Take a basic date of 550AD in relation to 2009AD.
That is a period of 1450 years. That is less than 3 metres. But to an island with low lying land and dunes, in storm conditions,
it could well be either slowly encroached upon and eroded, or suddenly inundated.
I believe that something drastic happened on more than one occasion, as well as gradual sea rise and erosion.
It need not have been the cataclysmic event of an earthquake with the islands and land disappearing beneath the waves,
but, land has been eaten from the cliffs of Penwith, the depth of sea there ranges to 80 metres;
rather too much to be explained by anything less than a sudden and massive upheaval and that would show evidence, which is not there.
The fact of sub-marine granite towers existing in these waters, (let alone the geological evidence)
indicates to me that the shafts originally extended within a solid landscape, before the sea levels rose and covered them.
In which case that event took pace long before man and his memory.

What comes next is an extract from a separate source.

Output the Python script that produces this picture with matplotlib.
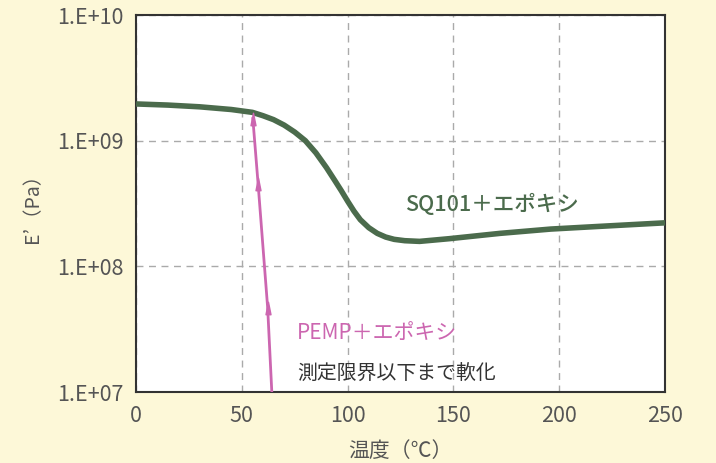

Even the Celts who arrived here c600BC had their own ‘other-world’ stories of a ‘better land’ in a parallel world,
where a person could transfer between the two times,
perhaps it was an invention of theirs to describe the mystery of the landscape they inhabited on their misty moors.
Or perhaps it was a tale handed down by the people who lived here before?
However, it has been my experience that legends, myths and historical tales, more often than not contain a portion or basis of truth.